Yes, but i still think this table looks suspicious.
Couldn't they have done a 512bit single-GPU 90nm G80 GTX then ?
Or a 256bit 90nm G80 GTS ?

Why the odd 320 and 384bit memory buses ?
 
Yes, but i still think this table looks suspicious.
Couldn't they have done a 512bit single-GPU 90nm G80 GTX then ?
The extra 128 bits would have required another 8 ROPs + 2 channels of memory bus + L2 cache, since ROPs and memory are tied together. That could have cost another 50M+ :?: transistors.

Jawed
 
Heh, the ROPs and memory channels are coupled - increase in bus width = increase in ROPs. On the other hand the shader/TMU arrays are not coupled to the ROPs - they use a crossbar.
 
Distinct possibility. The R420 was originally touted as a 12-pipeline GPU but really had 16. It's not out of the question that G80 could have 160 total shaders for redundancy.

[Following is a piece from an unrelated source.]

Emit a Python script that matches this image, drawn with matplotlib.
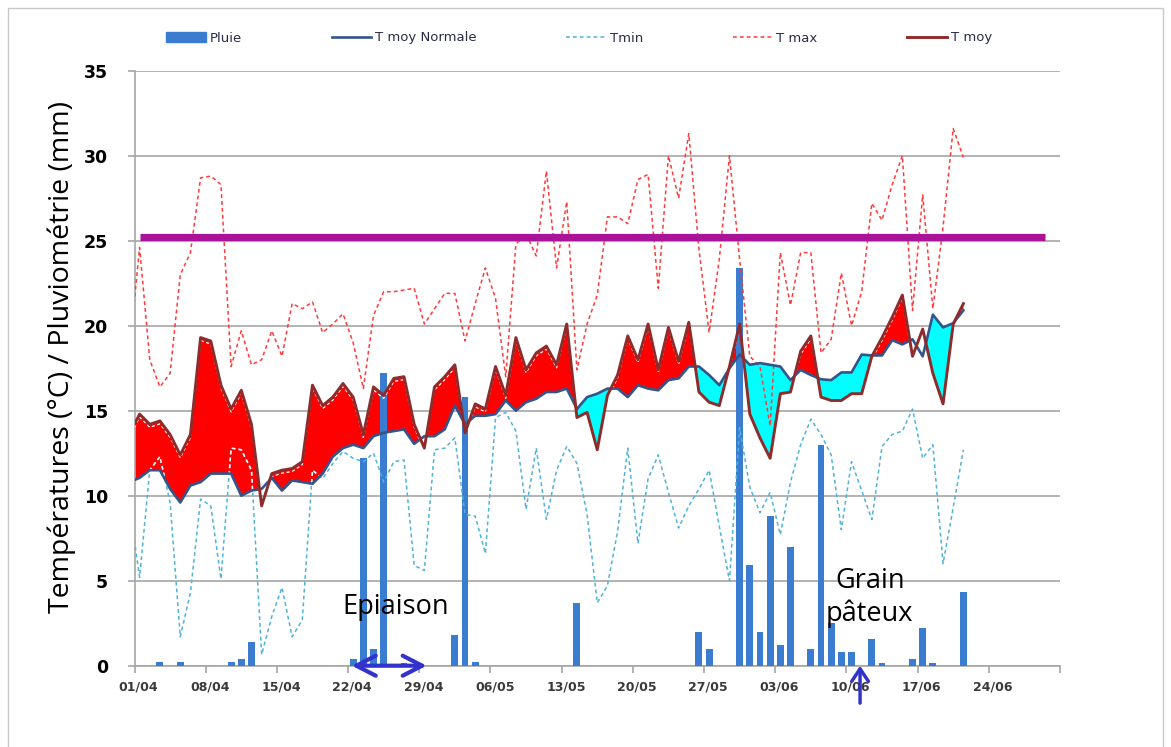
import numpy as np
import matplotlib
matplotlib.use("Agg")
import matplotlib.pyplot as plt
from matplotlib.lines import Line2D
from matplotlib.patches import Patch, Rectangle
from matplotlib.path import Path
from matplotlib.transforms import ScaledTranslation, offset_copy

# one value per day, 31/03 (cut by the axis) to 21/06
tmax = [18.5, 24.6, 18.0, 16.4, 17.2, 23.0, 24.3, 28.7, 28.8, 28.3,
        17.6, 19.7, 17.7, 18.0, 19.7, 18.2, 21.3, 21.0, 21.4, 19.6,
        20.1, 20.7, 19.0, 16.3, 20.6, 22.0, 22.0, 22.1, 22.2, 20.1,
        21.0, 21.9, 21.9, 19.1, 21.3, 23.4, 21.6, 17.0, 24.8, 25.4,
        24.1, 29.1, 23.4, 27.3, 17.4, 20.1, 21.8, 26.4, 26.4, 26.0,
        28.6, 28.9, 22.2, 30.0, 27.5, 31.3, 24.5, 19.6, 23.9, 30.0,
        23.9, 18.2, 17.6, 14.1, 24.3, 21.2, 24.3, 24.3, 18.4, 19.2,
        23.1, 20.0, 22.0, 27.2, 26.2, 28.3, 30.0, 20.9, 27.7, 21.0,
        25.8, 31.6, 29.9]
tmin = [9.4, 5.2, 11.5, 12.3, 9.6, 1.7, 4.3, 9.8, 9.4, 5.1,
        12.8, 12.7, 11.5, 0.65, 2.9, 4.6, 1.7, 2.7, 11.5, 11.0,
        11.9, 12.6, 12.2, 12.0, 12.5, 10.8, 12.0, 12.1, 5.9, 5.6,
        12.7, 12.8, 13.4, 8.9, 8.8, 6.6, 14.6, 14.9, 13.8, 9.2,
        12.8, 8.6, 11.5, 12.9, 11.9, 8.9, 3.7, 4.7, 7.9, 12.8,
        7.2, 11.0, 12.4, 10.2, 8.1, 9.4, 10.4, 11.5, 8.2, 5.0,
        14.0, 10.5, 9.0, 10.2, 7.7, 10.8, 13.0, 14.5, 13.6, 12.4,
        8.0, 12.0, 10.3, 8.6, 12.9, 13.6, 13.8, 15.1, 12.2, 13.0,
        6.0, 9.3, 12.7]
tmoy = [13.6, 14.8, 14.2, 14.4, 13.6, 12.4, 13.6, 19.3, 19.1, 16.5,
        15.1, 16.2, 14.2, 9.4, 11.3, 11.5, 11.6, 12.0, 16.5, 15.3,
        15.8, 16.6, 15.8, 13.6, 16.4, 15.9, 16.9, 17.0, 14.2, 12.8,
        16.4, 17.0, 17.7, 13.7, 15.4, 15.1, 17.6, 15.9, 19.3, 17.4,
        18.4, 18.8, 17.7, 20.1, 14.6, 14.9, 12.7, 15.9, 17.1, 19.4,
        18.0, 20.1, 17.4, 19.9, 17.9, 20.2, 16.1, 15.5, 15.3, 17.6,
        20.1, 14.8, 13.4, 12.2, 16.0, 16.1, 18.5, 19.4, 15.8, 15.6,
        15.6, 16.0, 16.0, 18.2, 19.3, 20.5, 21.8, 18.2, 19.8, 17.2,
        15.4, 20.1, 21.3]
tmoy_normale = [10.8, 11.05, 11.5, 11.5, 10.4, 9.6, 10.6, 10.8, 11.3, 11.3,
                11.3, 10.0, 10.3, 10.4, 11.05, 10.3, 10.9, 10.8, 10.7, 11.3,
                12.3, 12.8, 13.0, 12.8, 13.5, 13.7, 13.8, 13.9, 13.05, 13.5,
                13.5, 13.9, 15.3, 14.2, 14.7, 14.7, 14.8, 15.6, 15.0, 15.5,
                15.7, 16.1, 16.1, 16.3, 15.1, 15.8, 16.0, 16.3, 16.3, 15.8,
                16.5, 16.3, 16.2, 16.8, 16.9, 17.6, 17.6, 17.1, 16.5, 17.5,
                18.3, 17.7, 17.8, 17.7, 17.6, 16.8, 17.4, 17.1, 16.85, 16.8,
                17.25, 17.25, 18.3, 18.25, 18.25, 19.15, 18.9, 19.2, 18.2, 20.65,
                19.9, 20.15, 20.9]
pluie = [0, 0, 0, 0.2, 0, 0.2, 0, 0, 0, 0,
         0.2, 0.4, 1.4, 0, 0, 0, 0, 0, 0, 0,
         0, 0, 0.4, 12.2, 1.0, 17.2, 0, 0.15, 0, 0,
         0, 0, 1.8, 15.8, 0.2, 0, 0, 0, 0, 0,
         0, 0, 0, 0, 3.7, 0, 0, 0, 0, 0,
         0, 0, 0, 0, 0, 0, 2.0, 1.0, 0, 0,
         23.4, 5.9, 2.0, 8.8, 1.2, 7.0, 0, 1.0, 13.0, 2.5,
         0.8, 0.8, 0, 1.6, 0.15, 0, 0, 0.4, 2.2, 0.15,
         0, 0, 4.35]
seuil = 25.2
tick_labels = ['01/04', '08/04', '15/04', '22/04', '29/04', '06/05', '13/05',
               '20/05', '27/05', '03/06', '10/06', '17/06', '24/06']

jour = np.arange(-1, len(tmax) - 1)   # 0 = 01/04
x = jour + 0.5
tmoy_a = np.array(tmoy)
norm_a = np.array(tmoy_normale)
pointille = (0, (2.5, 2))

fig = plt.figure(figsize=(11.71, 7.47), dpi=100)
ax = fig.add_axes([134.5 / 1171, 1 - 665.7 / 747, (1060 - 134.5) / 1171, 595 / 747])
ax.set_xlim(0, 91)
ax.set_ylim(0, 35)

# fills between the mean and the normal (the author left a few days blank)
chaud = (tmoy_a > norm_a) & (jour != 77)
froid = (tmoy_a < norm_a) & (jour >= 43) & (jour != 76)
rouge = ax.fill_between(x, norm_a, tmoy_a, where=chaud, interpolate=True,
                        color='#FF0000', lw=0, zorder=2)
ax.fill_between(x, norm_a, tmoy_a, where=froid, interpolate=True,
                color='#00FFFF', lw=0, zorder=2)
zone_rouge = Path.make_compound_path(*rouge.get_paths())

ax.bar(x, pluie, width=0.68, color='#3A7CCF', zorder=3)
ax.plot(x, tmin, color='#4FB3DA', lw=1.1, ls=pointille, zorder=4)
ax.plot(x, tmax, color='#FF3B3B', lw=1.1, ls=pointille, zorder=4)

# inside the red area the dotted lines show up white
l1, = ax.plot(x, tmin, color='white', lw=1.1, ls=pointille, zorder=4.5)
l2, = ax.plot(x, tmoy, color='white', lw=0.9, ls=pointille, zorder=4.5,
              transform=offset_copy(ax.transData, fig=fig, y=-3, units='dots'))
for l in (l1, l2):
    l.set_clip_path(zone_rouge, ax.transData)

ax.plot([0.5, 89.5], [seuil, seuil], color='#AA1297', lw=5.2,
        solid_capstyle='butt', zorder=5)
ax.plot(x, tmoy_normale, color='#34558B', lw=1.9, zorder=6)
ax.plot(x, tmoy, color='#8E2B2B', lw=2.1, zorder=7)

ax.set_yticks(range(0, 36, 5))
ax.set_xticks(np.arange(0, 92, 7))
ax.set_xticklabels(tick_labels + [''])
ax.yaxis.grid(True, color='#A6A6A6', lw=1.2)
ax.set_axisbelow(True)
for s in ['top', 'right']:
    ax.spines[s].set_visible(False)
for s in ['left', 'bottom']:
    ax.spines[s].set_color('#A6A6A6')
    ax.spines[s].set_linewidth(1.2)
ax.tick_params(axis='x', length=5, width=1.2, color='#A6A6A6', pad=6,
               labelsize=9, labelcolor='#3A3A3A')
ax.tick_params(axis='y', length=5, width=1.2, color='#A6A6A6', pad=14,
               labelsize=12.5, labelcolor='black')
for lab in ax.get_xticklabels() + ax.get_yticklabels():
    lab.set_fontweight('bold')
for lab in ax.get_xticklabels():
    lab.set_transform(lab.get_transform() + ScaledTranslation(3 / 72, 0, fig.dpi_scale_trans))

fig.text(62 / 1171, 1 - 357 / 747, 'Températures (°C) / Pluviométrie (mm)',
         rotation=90, ha='center', va='center', fontsize=20.5, family='Open Sans')

ax.text(25.7, 3.45, 'Epiaison', ha='center', va='center', fontsize=19.5,
        family='Open Sans', zorder=9)
ax.text(72.3, 4.0, 'Grain\npâteux', ha='center', va='center', fontsize=19.5,
        family='Open Sans', linespacing=1.2, zorder=9)
ax.annotate('', xy=(21.36, 0), xytext=(28.73, 0), annotation_clip=False, zorder=9,
            arrowprops=dict(arrowstyle='<->, head_length=0.7, head_width=0.36',
                            color='#3333CC', lw=3, mutation_scale=20,
                            shrinkA=0, shrinkB=0))
ax.annotate('', xy=(71.34, 0), xytext=(71.34, -2.2), annotation_clip=False, zorder=9,
            arrowprops=dict(arrowstyle='->, head_length=0.6, head_width=0.4',
                            color='#3333CC', lw=2.5, mutation_scale=15,
                            shrinkA=0, shrinkB=0))

handles = [Patch(color='#3A7CCF'),
           Line2D([], [], color='#34558B', lw=1.9),
           Line2D([], [], color='#4FB3DA', lw=1.1, ls=pointille),
           Line2D([], [], color='#FF3B3B', lw=1.1, ls=pointille),
           Line2D([], [], color='#8E2B2B', lw=2.1)]
fig.legend(handles, ['Pluie', 'T moy Normale', 'Tmin', 'T max', 'T moy'],
           loc='center left', bbox_to_anchor=(166 / 1171, 1 - 38 / 747), ncol=5,
           frameon=False, fontsize=9.5, handlelength=3.0, handletextpad=0.3,
           columnspacing=6.8, borderpad=0, borderaxespad=0, labelcolor='#2B2B4B')

fig.add_artist(Rectangle((8 / 1171, -0.01), (1163 - 8) / 1171, 1.01 - 8 / 747,
                         transform=fig.transFigure, fill=False, ec='#C8C8C8', lw=1))

fig.savefig('out.png', dpi=100)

Well, this *could* explain the apparently good yield rate from a 90nm 681M transistor chip, in theory... ;)
And if this turns out correct, then the 80nm shrink may be out of the question, at least for now.

But, as i said before, i'm having a hard time swallowing this story, especially considering the source.
These were the same guys that said G80 wasn't even unified in the first place, mere weeks before the official unveiling...
 
Well, this *could* explain the apparently good yield rate from a 90nm 681M transistor chip, in theory... ;)
And if this turns out correct, then the 80nm shrink may be out of the question, at least for now.

Why is that? Shrinks are usually a good idea.

But, as i said before, i'm having a hard time swallowing this story, especially considering the source.
These were the same guys that said G80 wasn't even unified in the first place, mere weeks before the official unveiling...

I think nVidia fooled more than just theinq. ;)

Yes, I know this is a problematic source, but it is very similar to a previous GPU, and is almost a requirement if you want redundancy. There almost certainly has to be some spare shader units or the 8800GTX wouldn't even exist.
 
Why is that? Shrinks are usually a good idea.

Not when the cost of redesigning for the new half-node isn't worth it.
I'm not certain of the prototyping/sampling costs these days, so, take it as you will.



I think nVidia fooled more than just theinq. ;)

Yes, I know this is a problematic source, but it is very similar to a previous GPU, and is almost a requirement if you want redundancy. There almost certainly has to be some spare shader units or the 8800GTX wouldn't even exist.

Some is one thing, but an extra 32 ALU's, up from 128 ? That is the same difference between GTS and GTX, and, as we know from the benchmarks, it is a lot.